The plan, introduced by Interior Minister Aryeh Deri and Public Security Minister Gilad Erdan, also forbids migrants from removing funds from the country, as well as putting on them geographic limitations, such us the prohibition to live and work in certain cities). As noted by The Times of Israel, the government plan has been criticized by Amnesty International and the UN refugee agency: ‘The rights group argued last month the “geographic limits” could effectively deprive the migrants of health and welfare services, as it allows the interior minister to ban them from Tel Aviv — the only city where those services are provided.’

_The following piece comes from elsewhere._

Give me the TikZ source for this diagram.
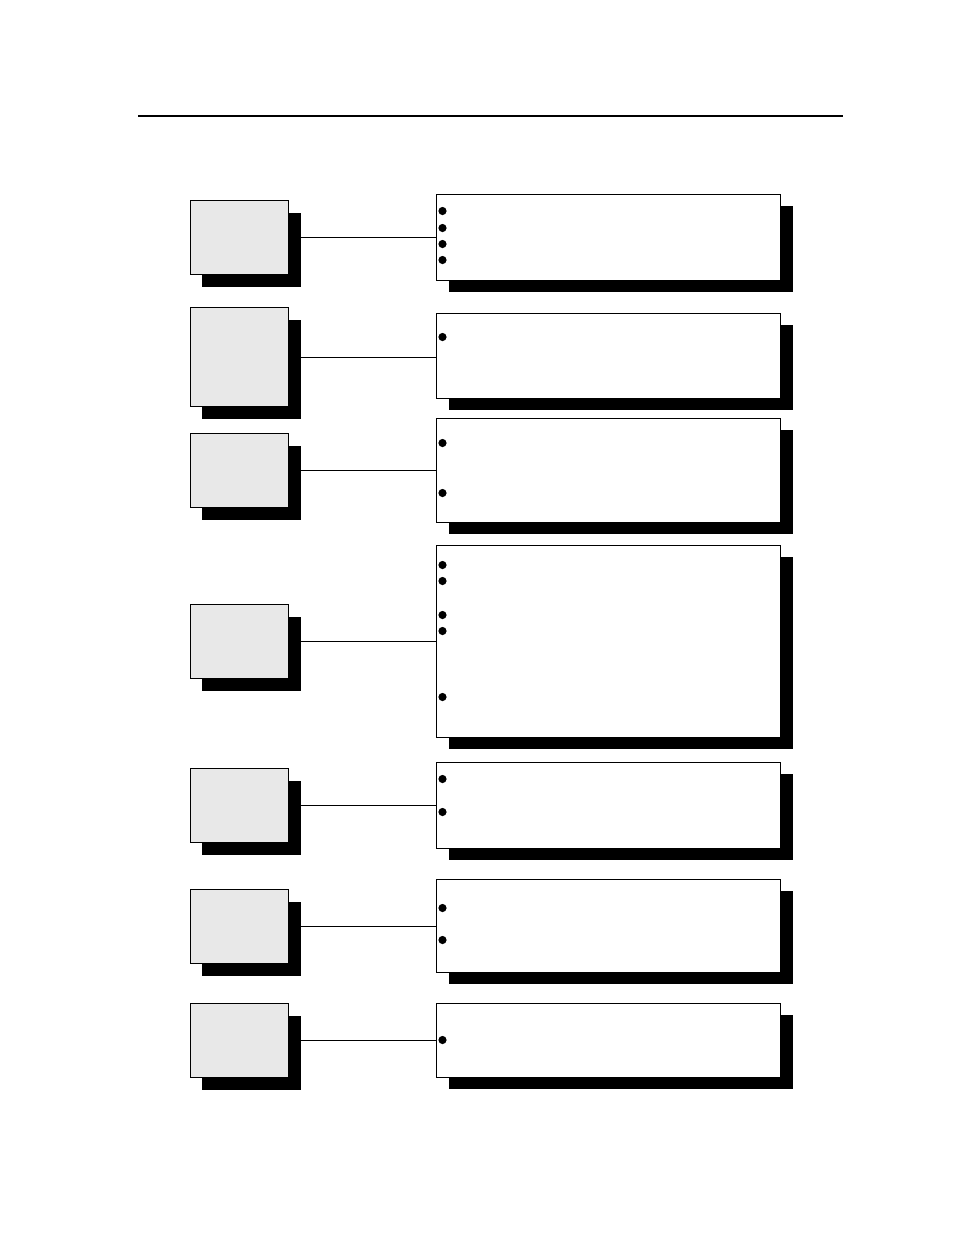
\documentclass[tikz,border=0pt]{standalone}
\usetikzlibrary{positioning}
\tikzset{
  lbox/.style={draw=black, line width=1pt, fill=black!9, inner sep=0pt, anchor=north west, minimum width=98pt},
  rbox/.style={draw=black, line width=1pt, fill=white, inner sep=0pt, anchor=north west, minimum width=344pt},
  shad/.style={fill=black, draw=none, inner sep=0pt, anchor=north west},
  conn/.style={draw=black, line width=0.8pt},
  bul/.style={fill=black, draw=none}
}
\begin{document}
\begin{tikzpicture}[x=1pt,y=-1pt]
\useasboundingbox (0,0) rectangle (954,1235);
\draw[line width=1.2pt] (138,116) -- (843,116);
% left y1/y2 ; right y1/y2
\foreach \i/\la/\lb/\ra/\rb in {1/200/274/194/280, 2/307/406/313/398, 3/433/507/418/522, 4/604/678/545/737, 5/768/842/762/848, 6/889/963/879/972, 7/1003/1077/1003/1077}{
  \pgfmathsetmacro{\lh}{\lb-\la}
  \pgfmathsetmacro{\rh}{\rb-\ra}
  \node[shad, minimum width=99pt, minimum height=\lh pt] (LS\i) at (202,\la+13) {};
  \node[lbox, minimum height=\lh pt] (L\i) at (190,\la) {};
  \node[shad, minimum width=344pt, minimum height=\rh pt] (RS\i) at (449,\ra+12) {};
  \node[rbox, minimum height=\rh pt] (R\i) at (436,\ra) {};
  \draw[conn] (LS\i.east |- L\i.center) -- (R\i.west |- L\i.center);
}
\foreach \y in {211,228,244,260, 337, 443,493, 565,581,615,631,697, 779,812, 908,940, 1040}{
  \fill[bul] (442.5,\y) circle (4.1pt);
}
\end{tikzpicture}
\end{document}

One could wonder about the asylum seekers’ safety as they are being sent from Israel to Uganda or Rwanda. Numerous testimonies have been recorded of individuals having been arrested upon arrival, asked for bribes or encountering problems when accessing the asylum process due to a lack of documentation. Those deported to Rwanda were forced to flee the country within hours or days, while those deported to Uganda never received the status and protection they were promised by Israel. Those conditions can only lead to individuals wanting to flee, once again, to a safer place, embarking yet again on a new and perilous journey.